More than 50 jobs will be cut at Revlon’s production plant in Oxford, according to media reports. Specifics on job cutbacks are expected to be announced today.
Vital Radiance products were among those produced in Oxford.
The steps announced Monday come a week after Revlon, which is controlled by financier Ron Perelman, ousted its president and chief executive officer, Jack Stahl, and replaced him with the company's CFO, David L. Kennedy.
Revlon also announced it expects losses in the third quarter and for the year, and its shares fell 15 cents, or 12 percent, to close at $1.09 in trading on the New York Stock Exchange. That is at the low end of its 52-week range of 76 cents to $3.95.

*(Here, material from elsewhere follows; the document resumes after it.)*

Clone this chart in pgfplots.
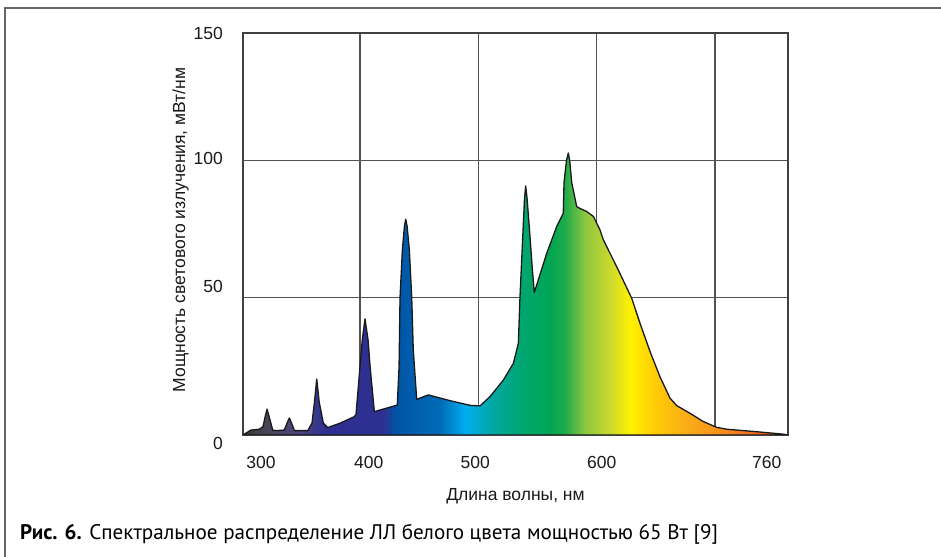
\documentclass[border=0pt]{standalone}
\usepackage{pgfplots}
\pgfplotsset{compat=1.18}
\usepackage{fontspec}
\setmainfont{Liberation Sans}
\newfontfamily\capfont{PT Sans}

\pgfdeclarehorizontalshading{spectrum}{100bp}{%
rgb(0bp)=(0.22,0.22,0.24);
rgb(25bp)=(0.22,0.22,0.24);
rgb(27bp)=(0.28,0.27,0.33);
rgb(30.2bp)=(0.29,0.27,0.50);
rgb(32.5bp)=(0.18,0.19,0.57);
rgb(37.9bp)=(0.18,0.19,0.57);
rgb(39bp)=(0.00,0.33,0.65);
rgb(43.1bp)=(0.00,0.42,0.72);
rgb(45.4bp)=(0.00,0.68,0.94);
rgb(47.7bp)=(0.00,0.66,0.66);
rgb(50.4bp)=(0.00,0.65,0.45);
rgb(53.2bp)=(0.00,0.65,0.32);
rgb(54.5bp)=(0.12,0.67,0.29);
rgb(56.4bp)=(0.55,0.78,0.25);
rgb(58.7bp)=(0.80,0.85,0.18);
rgb(60.5bp)=(1.00,0.95,0.00);
rgb(62.8bp)=(1.00,0.80,0.02);
rgb(65.6bp)=(0.98,0.68,0.09);
rgb(68.3bp)=(0.97,0.58,0.11);
rgb(72.4bp)=(0.94,0.40,0.14);
rgb(75bp)=(0.75,0.22,0.17);
rgb(100bp)=(0.75,0.22,0.17)}

\pgfplotstableread{
x y
301.1 0
304.0 0.8
307.9 1.8
314.9 2.1
318.0 3.0
320.0 7.0
321.4 9.4
323.0 7.0
326.2 1.8
329.0 1.6
336.0 1.8
338.5 4.5
340.3 6.2
342.0 4.5
344.5 1.6
355.8 1.6
359.4 4.3
361.5 12
363.4 20.4
365.5 12
369.0 4.3
372.7 2.7
383.1 4.3
395.2 6.7
396.6 7.5
400.0 25
401.9 34.6
404.2 42.3
406.8 34.6
408.5 25
412.1 8.5
431.5 10.9
433.0 25
433.8 50
435.8 67.4
437.5 76
438.6 78.6
439.8 76
441.7 67.4
443.7 50
445.0 31
447.9 13.0
457.7 14.6
476.1 12.5
493.0 10.8
501.4 10.6
509.9 14.0
521.1 20.0
529.6 26.1
533.8 33.4
534.6 43.1
535.2 50.4
537.5 72
539.0 86
540.0 90.7
541.2 86
543.7 72
545.7 60
547.3 51.9
557.8 66.2
566.2 75.9
571.8 80.8
572.4 92
574.5 100
576.0 102.7
577.2 100
578.9 92
583.1 83.2
585.9 82.5
591.5 81.4
597.2 79.6
602.8 74.7
605.6 71.1
616.9 61.3
629.6 49.8
636.6 40.7
645.1 30.4
653.5 21.2
662.0 13.4
667.6 10.7
678.9 7.9
690.1 4.9
701.4 2.8
709.9 2.1
735.2 1.2
757.7 0.3
761.7 0
}\spd

\begin{document}
\begin{tikzpicture}[x=1bp,y=1bp]
\path[use as bounding box] (0,0) rectangle (941,557);
\draw[line width=2bp, color=black!60] (5,0) -- (5,549) -- (941,549);
\begin{axis}[
  at={(243bp,122bp)}, anchor=south west,
  width=545bp, height=402bp, scale only axis,
  xmin=301.1, xmax=761.7, ymin=0, ymax=146.4,
  xtick={400,500,600,700}, xticklabels={},
  extra x ticks={316.3,407.4,497.4,604.3,743.7},
  extra x tick labels={300,400,500,600,760},
  extra x tick style={grid=none},
  ytick={0,50,100,146.4},
  yticklabels={\raisebox{-8bp}[\height][\depth]{0},\raisebox{11.5bp}[\height][\depth]{50},\raisebox{2bp}[\height][\depth]{100},150},
  xmajorgrids, ymajorgrids,
  major tick length=0pt,
  grid style={line width=1.3bp, color=black!68},
  axis line style={line width=1.3bp, color=black!75},
  tick label style={font=\fontsize{17.5bp}{20bp}\selectfont, text=black!90},
  xticklabel style={anchor=base, yshift=-34bp},
  yticklabel style={anchor=east, inner sep=0pt, xshift=-20bp},
  label style={font=\fontsize{17.5bp}{20bp}\selectfont, text=black!90},
  xlabel={Длина волны, нм},
  xlabel style={at={(axis description cs:0.5,-0.163)}, anchor=base},
  ylabel={Мощность светового излучения, мВт/нм},
  ylabel style={at={(axis description cs:-0.1147,0.51)}, anchor=center, rotate=0},
]
\addplot[draw=black!90, line width=1.3bp, line join=round, shading=spectrum, shade] table[x=x,y=y] {\spd} \closedcycle;
\end{axis}
\node[anchor=base west, inner sep=0pt, font=\capfont\fontsize{21.1bp}{24bp}\selectfont] at (20,17) {\textbf{Рис. 6.} Спектральное распределение ЛЛ белого цвета мощностью 65 Вт [9]};
\end{tikzpicture}
\end{document}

"We are moving forward with a clear focus on leveraging the tremendous equity of our established brands _ particularly Revlon and without the burden of the operating loss we anticipated from Vital Radiance in 2007," Kennedy said in a statement.
Revlon, which has been struggling with debt and increased competition from rivals L'Oreal SA's Maybelline and P&G's Cover Girl, had been counting on Vital Radiance to help reverse its fortunes. But results for the brand, which landed on retailer's shelves early this year and is aimed at the over 50-age group, were disappointing, causing merchants this spring to cut back on space allowed for them. The company estimated that Vital Radiance will drag down the company's operating results by $110 million this year.
The company said that it was best to dump the line completely in the likelihood the brand would not be able to maintain an "economically feasible footprint" in the future.
The setback is the latest in a string of disappointments for Revlon and Perelman, chairman of the board, who owns 56.6 percent of the company's stock. The shares have fallen 60 percent since the beginning of the year.
Revlon continues to struggle with debt load _ currently at $1.4 billion _ since it was sold in 1985 to a subsidiary of MacAndrews & Forbes Holdings, a holding company controlled by Perelman, who has continued to infuse cash into the company.
"Revlon has a tough road to go. Their competition has so many more financial resources," said Kim Noland, director of high yield research at Gimme Credit, an independent research service on corporate bonds.
In a conference call Monday, Kennedy, who is the third CEO the company has had since 2000, acknowledged the latest news may be a bit "unsettling" but promised that in 2007 Revlon will begin reaping the benefits of the restructuring.
To drive future sales, Revlon will increase its focus on its Revlon and Almay businesses but won't be selling any brands, he said.
The restructuring, which marks the second cost-cutting move in seven months, includes eliminating certain senior executive positions and consolidating facilities. The company's brand marketing and creative activities in the United States will be consolidated, reducing layers of management.
As part of the changes, the roles of executive vice president and chief marketing officer, held by Stephanie Klein Peponis, and chief creative officer, held by Rodelle Udell, will be eliminated. The brand marketing leadership will report directly to Kennedy.
The role of executive vice president and president of international, currently held by Tom McGuire, is also being eliminated. The executives leading the company's three geographic international regions will report directly to Kennedy.
In February, Revlon announced it planned to eliminate 165 jobs _ or just under 2.5 percent of its global work force _ in an effort to reduce costs.
For the third quarter, Revlon said it expects a loss of $50 million in adjusted earnings before interest, taxes, depreciation, and amortization, and operating loss of $90 million. Adjusted EBITDA excludes the effects of gains or losses on foreign currency transactions and other items. The company expects net sales in the range of $280 million to $290 million.
For the full year, operating loss is expected to be approximately $45 million to $55 million, reflecting the impact of restructuring actions and the costs of discontinuing the Vital Radiance brand. Adjusted EBITDA is now expected to be approximately $75 million to $85 million. In August, the company said that EBITDA in 2006 would be flat or below 2005 earnings of $167 million.
For the year, the company expects net sales of approximately $1.3 billion, including the impact of Vital Radiance returns and allowances provisions in the second and third quarters of 2006. Analysts surveyed by Thomson Financial expected $1.7 billion in net sales for the year.
For the year ended Dec. 31, the company lost $83.7 million, or 23 cents per share, compared with a loss of $142.5 million, or 47 cents per share, in the previous year. Net sales reached $1.33 billion, up from $1.29 billion in the year-ago period.